L’intervento al ginocchio lo restituirà a Milano per i playoff di Eurolega, nei quali tornerà a far vedere la miglior versione di sè stesso, contribuendo alla conquista delle storiche Final Four con una media di 16,2 punti nella serie contro il Bayern. Poi, di nuovo il calo, unito a quello complessivo di squadra sull’onda di quell’acre amarezza con cui si è conclusa l’annata biancorossa.

Il nuovo anno si apre con rinnovate speranze, dopo l’estate di riposo, con le necessità richieste dalla partenza di Punter, ma anche le ardenti ambizioni di lasciare bene in quello che si prospetta come l’ultimo anno da professionista nel Vecchio Continente. La condizione stenta ad arrivare, ma Malcolm riesce a carburare e infila un buon filotto di prestazioni ad Ottobre. Il premio? Nuovo stop per un problema alla coscia.

L’americano guarisce, torna ancora in campo, arriva un periodo di “pace fisica”, per lo meno apparente, che intercorre tra dicembre e lo scorso aprile in cui è riuscito raramente ad incidere come avrebbe dovuto. Forse questo spezzone ha rappresentato uno dei momenti più negativi della sua esperienza milanese, culminato con i malumori del Forum durante la serie con l’Efes.

Delaney nell’arco di tempo di due anni ha fatto mancare raramente, anche nei momenti più difficili, la sua difesa sulla palla, per la quale è stato fondamentale nell’occuparsi spesso dei più pericolosi handler avversari, tuttavia, oltre all’assenza di continuità, in attacco ha faticato tremendamente, per scelte e iniziative, nel playmaking e nella costanza realizzativa.

Senza affidarci a superficiali e insensate analisi, etichettando il giocatore come scarso o stupido, è secondo me ben più intelligente constatare che un atleta del genere, che è sempre stato più una combo che un play di ruolo, con tutte le mille vicende fisiche, ha perso la fiducia e la fulmineità del primo passo, a partire dalla quale poteva inventare gioco.

La difficoltà di creare vantaggio palla in mano, lo ha portato a fermarsi a palleggiare senza nerbo e a far decadere il suo contributo offensivo. Non essendo un play puro, deve far forza sulla sua pericolosità offensiva per generare attacco.

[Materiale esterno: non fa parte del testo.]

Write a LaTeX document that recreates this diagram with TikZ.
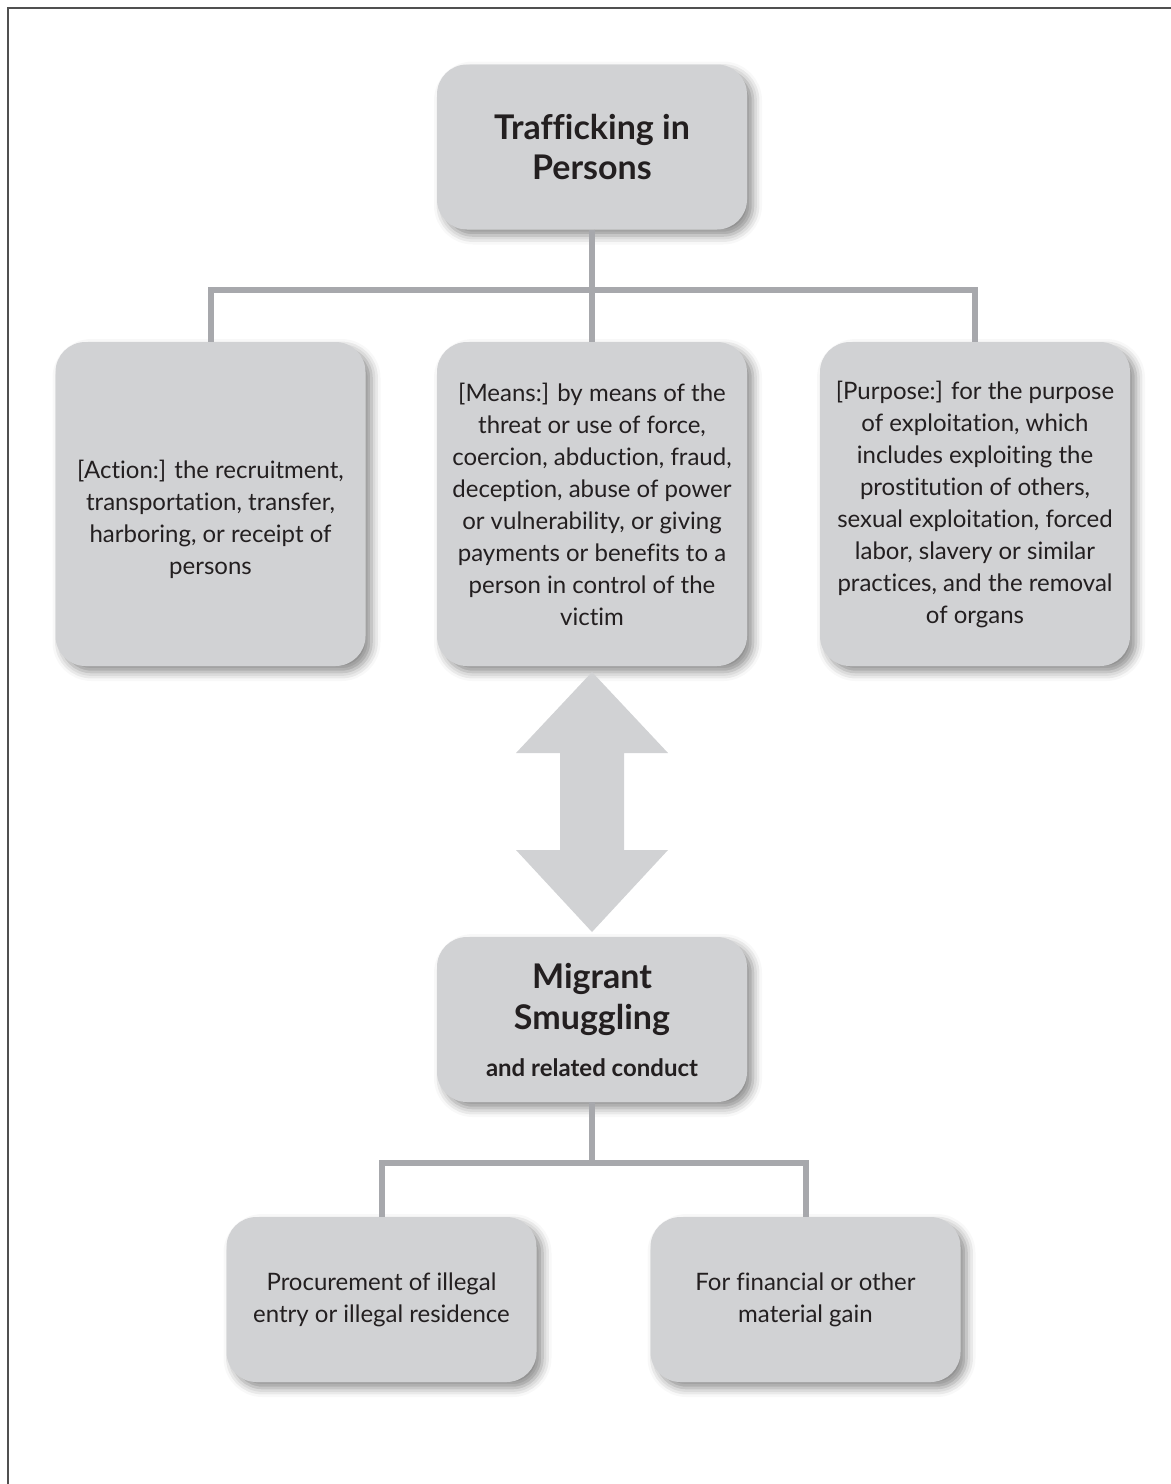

Si è ritrovato quindi con armi spuntate.

Questo non ne cancella i limiti caratteriali e, perchè no, tecnici, ma implica che questi siano venuti a galla in condizioni che lo hanno portato fuori dalla sua zona di confort.

Ci sono sicuramente errori e demeriti personali nei momenti down di Delaney, ma è comunque giusto ricordare quanti siano stati i momenti fondamentali dell’epopea, soprattutto europea, di Milano in cui l’americano è stato protagonista.

Il più eclatante è certamente l’iconico buzzer beater della Yad-Eliyahu, ma se ne possono ricordare tanti altri. La serie con il Bayern, la gara di Barcellona quest’anno, tanti tiri dal peso specifico importantissimo messi a segno nel crunch time.

Certo, ci sono stati anche errori in momenti fondamentali e scelte sbagliate anche quando contava, però ritengo che chi crede che il percorso dell’Olimpia messiniana degli ultimi due anni sia di un qualche valore – e chi vi parla si iscrive senza esitazione in questa categoria – non può esimersi dal riconoscere l’importanza di Malcolm Delaney nel process biancorosso.

A prescindere dal contributo in relazione alle aspettative, a prescindere dalla mentalità altalenante, a prescindere dalle difficoltà tecniche, a prescindere da tutte le legittime critiche che si possono fare sul profilo del giocatore, è necessario riconoscere un reale e consistente merito, più o meno decisivo, nell’apporto di MD ai successi di squadra di questi anni.